The OODA loop, a concept developed by military strategist John Boyd, stands for Observe, Orient, Decide, and Act. It describes a continuous decision-making process that allows individuals or organizations to respond to rapidly changing environments.
It’s one of the most important principles that you can possibly understand. Indeed, in a very real sense, the OODA loop is understanding itself because it’s a representation of what understanding is, why understanding is so important, and how to achieve understanding.
Here’s how it works:
Observe: Gather information from the environment.
Orient: Make sense of the information by interpreting it through your mental models, experience, and worldview.
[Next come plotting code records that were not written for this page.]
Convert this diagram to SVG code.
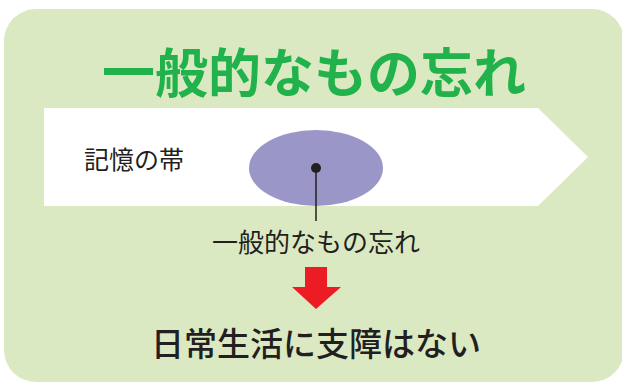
<svg xmlns="http://www.w3.org/2000/svg" width="622" height="382" viewBox="0 0 622 382">
<style>
.jp{font-family:"Noto Sans CJK JP","Noto Sans",sans-serif;fill:#231f20;text-anchor:middle}
</style>
<rect x="0" y="0" width="622" height="382" fill="#ffffff"/>
<g id="panel"><rect x="4" y="9" width="620" height="373" rx="32" fill="#dbe9c3"/></g>
<g id="title"><text class="jp" x="314" y="93" font-size="53" font-weight="bold" style="fill:#22b24c">一般的なもの忘れ</text></g>
<g id="band"><polygon points="44,108 538,108 588,157 538,206 44,206" fill="#ffffff"/>
<text class="jp" x="84" y="169" font-size="25" style="text-anchor:start">記憶の帯</text></g>
<g id="memory"><ellipse cx="316" cy="168" rx="67" ry="38" fill="#9b96c8"/></g>
<g id="connectors">
<line x1="316" y1="168" x2="316" y2="221" stroke="#231f20" stroke-width="1.5"/>
<circle cx="316" cy="168" r="5" fill="#231f20"/>
<polygon points="305,267 327,267 327,287 341,287 316,309 292,287 305,287" fill="#ed1c24"/>
</g>
<g id="label"><text class="jp" x="316" y="252" font-size="26">一般的なもの忘れ</text></g>
<g id="result"><text class="jp" x="316" y="356" font-size="33" font-weight="500">日常生活に支障はない</text></g>
</svg>
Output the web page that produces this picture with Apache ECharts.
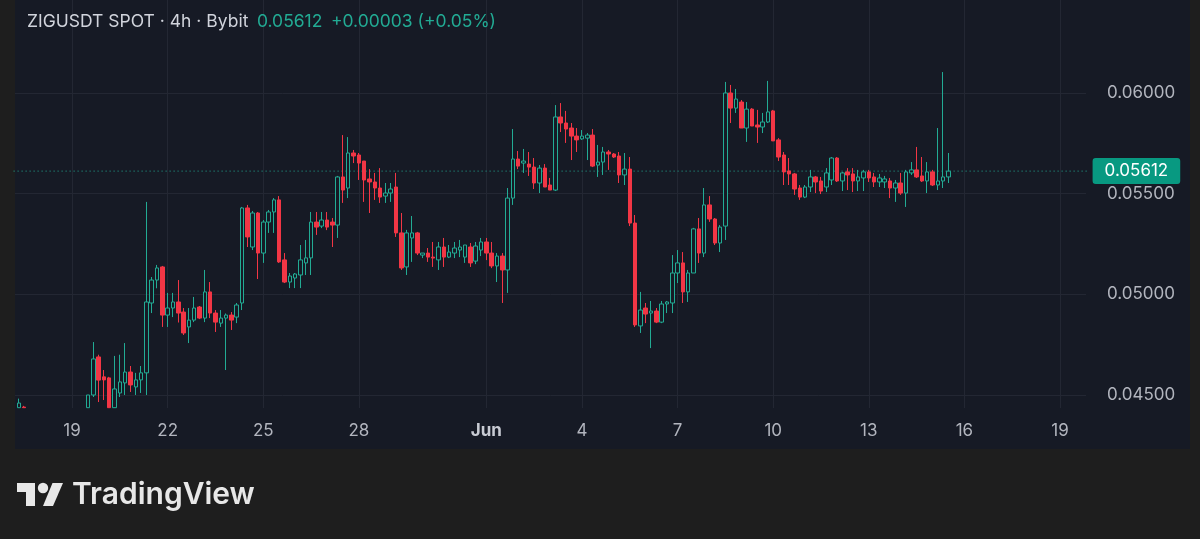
<!DOCTYPE html>
<html>
<head>
<meta charset="utf-8">
<title>ZIGUSDT SPOT 4h</title>
<script src="https://cdn.jsdelivr.net/npm/echarts@6/dist/echarts.min.js"></script>
<style>
  html, body { margin: 0; padding: 0; background: #1e1e1e; }
  #chart { width: 1200px; height: 539px; }
</style>
</head>
<body>
<div id="chart"></div>
<script>
// 4h candles, slot 0 = 2025-05-17 00:00, first value below belongs to slot 2
const firstSlot = 2
const opens = [
  0.04437, 0.04440, null, null, null, null, null, null, null, null, null, null, null,
  0.04437, 0.04500, 0.04689, 0.04590, 0.04585, 0.04437, 0.04510, 0.04560, 0.04614, 0.04540,
  0.04575, 0.04610, 0.04957, 0.05071, 0.05136, 0.04897, 0.04932, 0.04962, 0.04912, 0.04838,
  0.04872, 0.04937, 0.04882, 0.05012, 0.04907, 0.04857, 0.04882, 0.04897, 0.04887, 0.04957,
  0.05429, 0.05235, 0.05404, 0.05205, 0.05359, 0.05409, 0.05469, 0.05171, 0.05061, 0.05081,
  0.05096, 0.05156, 0.05181, 0.05359, 0.05339, 0.05369, 0.05359, 0.05344, 0.05583, 0.05528,
  0.05702, 0.05692, 0.05662, 0.05573, 0.05558, 0.05528, 0.05488, 0.05503, 0.05533, 0.05305,
  0.05136, 0.05280, 0.05305, 0.05195, 0.05205, 0.05185, 0.05171, 0.05235, 0.05185, 0.05205,
  0.05220, 0.05185, 0.05235, 0.05165, 0.05220, 0.05260, 0.05205, 0.05141, 0.05190, 0.05121,
  0.05478, 0.05672, 0.05652, 0.05647, 0.05632, 0.05553, 0.05627, 0.05543, 0.05518, 0.05881,
  0.05851, 0.05826, 0.05786, 0.05772, 0.05776, 0.05791, 0.05642, 0.05657, 0.05707, 0.05697,
  0.05687, 0.05593, 0.05622, 0.05354, 0.04843, 0.04932, 0.04907, 0.04917, 0.04862, 0.04952,
  0.04957, 0.05106, 0.05156, 0.05012, 0.05106, 0.05325, 0.05205, 0.05444, 0.05374, 0.05255,
  0.05339, 0.06000, 0.05925, 0.05955, 0.05826, 0.05920, 0.05841, 0.05831, 0.05856, 0.05911,
  0.05767, 0.05692, 0.05613, 0.05598, 0.05528, 0.05483, 0.05533, 0.05583, 0.05563, 0.05533,
  0.05568, 0.05677, 0.05563, 0.05608, 0.05598, 0.05563, 0.05578, 0.05608, 0.05583, 0.05558,
  0.05558, 0.05563, 0.05528, 0.05553, 0.05503, 0.05603, 0.05618, 0.05588, 0.05563, 0.05608,
  0.05543, 0.05563, 0.05583
]
const highs = [
  0.04482, 0.04446, null, null, null, null, null, null, null, null, null, null, null,
  0.04500, 0.04763, 0.04700, 0.04624, 0.04590, 0.04694, 0.04700, 0.04758, 0.04644, 0.04610,
  0.04644, 0.05459, 0.05086, 0.05146, 0.05141, 0.05007, 0.05007, 0.05071, 0.04932, 0.04932,
  0.04987, 0.04942, 0.05121, 0.05061, 0.04922, 0.04922, 0.04905, 0.04912, 0.04957, 0.05434,
  0.05444, 0.05414, 0.05409, 0.05369, 0.05419, 0.05478, 0.05488, 0.05205, 0.05106, 0.05106,
  0.05245, 0.05270, 0.05409, 0.05409, 0.05409, 0.05409, 0.05379, 0.05588, 0.05791, 0.05781,
  0.05717, 0.05702, 0.05662, 0.05622, 0.05603, 0.05627, 0.05553, 0.05553, 0.05603, 0.05404,
  0.05320, 0.05389, 0.05310, 0.05205, 0.05230, 0.05260, 0.05260, 0.05280, 0.05245, 0.05260,
  0.05270, 0.05245, 0.05255, 0.05260, 0.05280, 0.05280, 0.05260, 0.05205, 0.05205, 0.05528,
  0.05821, 0.05712, 0.05722, 0.05707, 0.05677, 0.05642, 0.05647, 0.05578, 0.05940, 0.05950,
  0.05911, 0.05851, 0.05826, 0.05816, 0.05801, 0.05821, 0.05742, 0.05732, 0.05717, 0.05702,
  0.05707, 0.05702, 0.05682, 0.05394, 0.05012, 0.04957, 0.04967, 0.04932, 0.04967, 0.04967,
  0.05195, 0.05220, 0.05210, 0.05121, 0.05330, 0.05379, 0.05528, 0.05488, 0.05379, 0.05344,
  0.06055, 0.06040, 0.06020, 0.05965, 0.05955, 0.05925, 0.05916, 0.05901, 0.06060, 0.05916,
  0.05776, 0.05707, 0.05677, 0.05603, 0.05543, 0.05543, 0.05618, 0.05588, 0.05583, 0.05627,
  0.05682, 0.05682, 0.05608, 0.05627, 0.05627, 0.05618, 0.05618, 0.05618, 0.05603, 0.05598,
  0.05588, 0.05578, 0.05568, 0.05603, 0.05618, 0.05657, 0.05732, 0.05682, 0.05657, 0.05618,
  0.05826, 0.06104, 0.05702
]
const lows = [
  0.04436, 0.04436, null, null, null, null, null, null, null, null, null, null, null,
  0.04436, 0.04490, 0.04465, 0.04475, 0.04436, 0.04436, 0.04490, 0.04500, 0.04515, 0.04500,
  0.04510, 0.04500, 0.04907, 0.05030, 0.04838, 0.04838, 0.04887, 0.04860, 0.04798, 0.04758,
  0.04862, 0.04877, 0.04862, 0.04882, 0.04813, 0.04838, 0.04624, 0.04823, 0.04857, 0.04922,
  0.05235, 0.05220, 0.05076, 0.05156, 0.05305, 0.05305, 0.05156, 0.05056, 0.05031, 0.05031,
  0.05031, 0.05096, 0.05096, 0.05295, 0.05329, 0.05319, 0.05235, 0.05280, 0.05454, 0.05478,
  0.05652, 0.05568, 0.05459, 0.05404, 0.05469, 0.05454, 0.05454, 0.05459, 0.05285, 0.05121,
  0.05096, 0.05161, 0.05195, 0.05180, 0.05161, 0.05136, 0.05121, 0.05136, 0.05180, 0.05180,
  0.05185, 0.05156, 0.05136, 0.05150, 0.05190, 0.05170, 0.05130, 0.05061, 0.04957, 0.05007,
  0.05444, 0.05622, 0.05603, 0.05588, 0.05523, 0.05503, 0.05533, 0.05518, 0.05513, 0.05806,
  0.05752, 0.05667, 0.05707, 0.05767, 0.05667, 0.05632, 0.05583, 0.05593, 0.05618, 0.05677,
  0.05553, 0.05543, 0.05339, 0.04838, 0.04808, 0.04857, 0.04733, 0.04857, 0.04857, 0.04907,
  0.04907, 0.05056, 0.04957, 0.04962, 0.05106, 0.05156, 0.05185, 0.05360, 0.05245, 0.05210,
  0.05270, 0.05851, 0.05901, 0.05826, 0.05757, 0.05836, 0.05752, 0.05801, 0.05851, 0.05762,
  0.05662, 0.05543, 0.05543, 0.05494, 0.05469, 0.05478, 0.05508, 0.05503, 0.05498, 0.05508,
  0.05543, 0.05558, 0.05513, 0.05518, 0.05508, 0.05513, 0.05513, 0.05558, 0.05533, 0.05533,
  0.05528, 0.05478, 0.05459, 0.05494, 0.05434, 0.05593, 0.05578, 0.05558, 0.05503, 0.05538,
  0.05518, 0.05528, 0.05553
]
const closes = [
  0.04460, 0.04437, null, null, null, null, null, null, null, null, null, null, null,
  0.04500, 0.04679, 0.04574, 0.04575, 0.04437, 0.04530, 0.04565, 0.04614, 0.04550, 0.04575,
  0.04610, 0.04962, 0.05071, 0.05131, 0.04897, 0.04932, 0.04962, 0.04907, 0.04808, 0.04872,
  0.04932, 0.04882, 0.05012, 0.04907, 0.04862, 0.04882, 0.04897, 0.04872, 0.04947, 0.05429,
  0.05285, 0.05404, 0.05205, 0.05359, 0.05409, 0.05469, 0.05161, 0.05061, 0.05091, 0.05101,
  0.05171, 0.05181, 0.05359, 0.05334, 0.05369, 0.05334, 0.05344, 0.05583, 0.05518, 0.05702,
  0.05687, 0.05652, 0.05568, 0.05558, 0.05528, 0.05483, 0.05503, 0.05523, 0.05305, 0.05131,
  0.05305, 0.05305, 0.05205, 0.05205, 0.05185, 0.05180, 0.05235, 0.05185, 0.05210, 0.05230,
  0.05235, 0.05245, 0.05156, 0.05240, 0.05260, 0.05205, 0.05141, 0.05190, 0.05121, 0.05478,
  0.05672, 0.05637, 0.05662, 0.05632, 0.05553, 0.05627, 0.05533, 0.05518, 0.05881, 0.05851,
  0.05821, 0.05786, 0.05767, 0.05786, 0.05791, 0.05637, 0.05657, 0.05707, 0.05697, 0.05682,
  0.05593, 0.05622, 0.05354, 0.04848, 0.04922, 0.04902, 0.04917, 0.04862, 0.04952, 0.04962,
  0.05106, 0.05156, 0.05012, 0.05106, 0.05325, 0.05205, 0.05444, 0.05374, 0.05255, 0.05334,
  0.06000, 0.05925, 0.05970, 0.05826, 0.05920, 0.05836, 0.05831, 0.05856, 0.05906, 0.05762,
  0.05682, 0.05608, 0.05598, 0.05523, 0.05483, 0.05533, 0.05583, 0.05558, 0.05513, 0.05603,
  0.05677, 0.05563, 0.05603, 0.05593, 0.05563, 0.05583, 0.05608, 0.05578, 0.05558, 0.05578,
  0.05573, 0.05528, 0.05553, 0.05503, 0.05608, 0.05618, 0.05583, 0.05563, 0.05608, 0.05543,
  0.05563, 0.05583, 0.05612
]

// time scale labels (date of the 00:00 candle -> text)
const tickDates = ['05-19', '05-22', '05-25', '05-28', '06-01', '06-04', '06-07', '06-10', '06-13', '06-16', '06-19']
const tickLabels = ['19', '22', '25', '28', 'Jun', '4', '7', '10', '13', '16', '19']
const priceTicks = [0.045, 0.05, 0.055, 0.06]
const headerName = 'ZIGUSDT SPOT · 4h · Bybit'
const headerChange = '+0.00003 (+0.05%)'

const upColor = '#22ab94'
const downColor = '#f23645'
const paneBg = '#161a25'
const gridColor = '#232733'
const textColor = '#b2b5be'
const logoColor = '#e8e8e8'
const font = 'Inter, Roboto, sans-serif'

// category axis: slots 1 .. 203 (May 17 04:00 -> Jun 20 00:00)
const categories = []
for (let s = 1; s <= 203; s++) {
  const d = new Date(Date.UTC(2025, 4, 17) + s * 4 * 3600 * 1000)
  const mm = String(d.getUTCMonth() + 1).padStart(2, '0')
  const dd = String(d.getUTCDate()).padStart(2, '0')
  const hh = String(d.getUTCHours()).padStart(2, '0')
  categories.push(mm + '-' + dd + ' ' + hh + ':00')
}
const tickOf = {}
tickDates.forEach((d, i) => { tickOf[d + ' 00:00'] = tickLabels[i] })
const isTick = (idx, value) => tickOf[value] !== undefined

const candles = categories.map((c, k) => {
  const j = k + 1 - firstSlot
  if (j < 0 || j >= opens.length || opens[j] == null) return ['-', '-', '-', '-']
  return [opens[j], closes[j], lows[j], highs[j]]
})
const lastClose = closes[closes.length - 1]

const chart = echarts.init(document.getElementById('chart'))
chart.setOption({
  backgroundColor: '#1e1e1e',
  animation: false,
  textStyle: { fontFamily: font },
  title: {
    left: 22, top: 8,
    text: '{a|' + headerName + '}  {g|' + lastClose.toFixed(5) + '}  {g|' + headerChange + '}',
    textStyle: {
      rich: {
        a: { color: '#d1d4dc', fontSize: 17.5, fontWeight: 'normal', fontFamily: font },
        g: { color: upColor, fontSize: 17.5, fontWeight: 'normal', fontFamily: font }
      }
    }
  },
  graphic: [
    { type: 'rect', z: -10, shape: { x: 15, y: 0, width: 1175, height: 449 }, style: { fill: paneBg } },
    // TradingView logo mark
    {
      type: 'polygon', z: 10,
      shape: { points: [[35, 506], [26, 506], [26, 492], [17, 492], [17, 483], [35, 483]] },
      style: { fill: logoColor }
    },
    {
      type: 'polygon', z: 10,
      shape: { points: [[53, 506], [43, 506], [52.5, 483], [63, 483]] },
      style: { fill: logoColor }
    },
    { type: 'circle', z: 10, shape: { cx: 43, cy: 488, r: 5.2 }, style: { fill: logoColor } },
    {
      type: 'text', z: 10, x: 72, y: 495,
      style: { text: 'TradingView', fill: logoColor, font: '600 30px Inter, sans-serif', textVerticalAlign: 'middle' }
    }
  ],
  grid: [
    { left: 13.6, top: 0, width: 1073, height: 408 },
    { left: 15, top: 93, width: 1071, height: 302 }
  ],
  xAxis: [
    {
      type: 'category', gridIndex: 0, data: categories, boundaryGap: false,
      axisLine: { show: false }, axisTick: { show: false },
      axisLabel: {
        interval: isTick, margin: 14, color: textColor, fontSize: 17,
        formatter: (v) => tickOf[v] === 'Jun' ? '{b|Jun}' : tickOf[v],
        rich: { b: { fontWeight: 'bold', color: '#c8cbd3', fontSize: 17, fontFamily: font } }
      },
      splitLine: { show: true, interval: isTick, lineStyle: { color: gridColor, width: 1 } }
    },
    { type: 'value', gridIndex: 1, show: false, min: 0, max: 1 }
  ],
  yAxis: [
    { type: 'value', gridIndex: 0, min: 0.044354, max: 0.064619, show: false, splitLine: { show: false } },
    {
      type: 'value', gridIndex: 1, position: 'right',
      min: priceTicks[0], max: priceTicks[priceTicks.length - 1], interval: 0.005,
      axisLine: { show: false }, axisTick: { show: false },
      axisLabel: { color: textColor, fontSize: 17, margin: 21, formatter: (v) => v.toFixed(5) },
      splitLine: { lineStyle: { color: gridColor, width: 1 } }
    }
  ],
  series: [
    {
      type: 'candlestick',
      xAxisIndex: 0, yAxisIndex: 0,
      data: candles,
      barWidth: 4,
      clip: true,
      itemStyle: {
        color: paneBg, color0: downColor,
        borderColor: upColor, borderColor0: downColor, borderColorDoji: upColor,
        borderWidth: 1
      }
    },
    {
      // last price line with its label on the price scale
      type: 'line',
      xAxisIndex: 0, yAxisIndex: 0,
      data: categories.map(() => lastClose),
      showSymbol: false,
      silent: true,
      z: 1,
      lineStyle: { color: upColor, type: [1, 3], width: 1 },
      endLabel: {
        show: true, distance: 6,
        formatter: () => lastClose.toFixed(5),
        color: '#ffffff', backgroundColor: '#089981', fontSize: 17, fontFamily: font,
        padding: [5, 12, 4, 12], borderRadius: 3
      }
    }
  ]
})
</script>
</body>
</html>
Decide: Choose a course of action based on your understanding.
Act: Implement the decision and observe the results, beginning the loop again.
And here’s the problem: at this point in human civilization, we find ourselves increasingly caught in a state of analysis paralysis; a condition where we struggle to act decisively in the world. This paralysis stems from our failure to properly engage in the OODA loop, particularly in the earlier stages of the process.
This simple OODA loop enables us to fix this problem by providing us with open-ended instructions:
1. Curiosity: choose what to observe by following your curiosity.
2. Knowledge: find correct information based upon attentive observation.
3. Understanding: find the correct interpretation based upon the correct information.
4. Wisdom: find the correct action based upon the correct interpretation/orientation.
Each level builds upon what came before it.
Correct attention,
enables the correct information,
enables the correct interpretation,
enables the correct action.
It’s not a linear process; the way you act depends upon how you orient yourself, and how you orient yourself will also depend on how you decide to act, which depends upon what you were observing. Causation runs in all directions in a tangled mess despite the general thrust moving from observation to action.
In the modern age, we are bombarded with an overwhelming amount of information, often conflicting or incomplete, and we lack the tools to filter and make sense of it all. This failure to properly observe leads to a distorted view of reality, where it becomes increasingly difficult to form a coherent understanding of our surroundings. Without clarity in observation, our ability to orient ourselves, our sense of where we are and what matters, breaks down. This disorientation, in turn, leads to indecision. And with indecision comes inaction.
We’ve become stuck in this cycle, unsure of how to break free. The rapid pace of technological advancement, the overwhelming complexity of global systems, and the sheer volume of information we are forced to process have crippled our ability to make clear, decisive moves.
The OODA loop offers a way out by forcing us to re-engaging with the fundamental process of chasing our curiosity, observing our environment, orienting ourselves properly, making sound decisions, and taking meaningful action.
And it all starts with following your curiosity, following the white rabbit down the hole.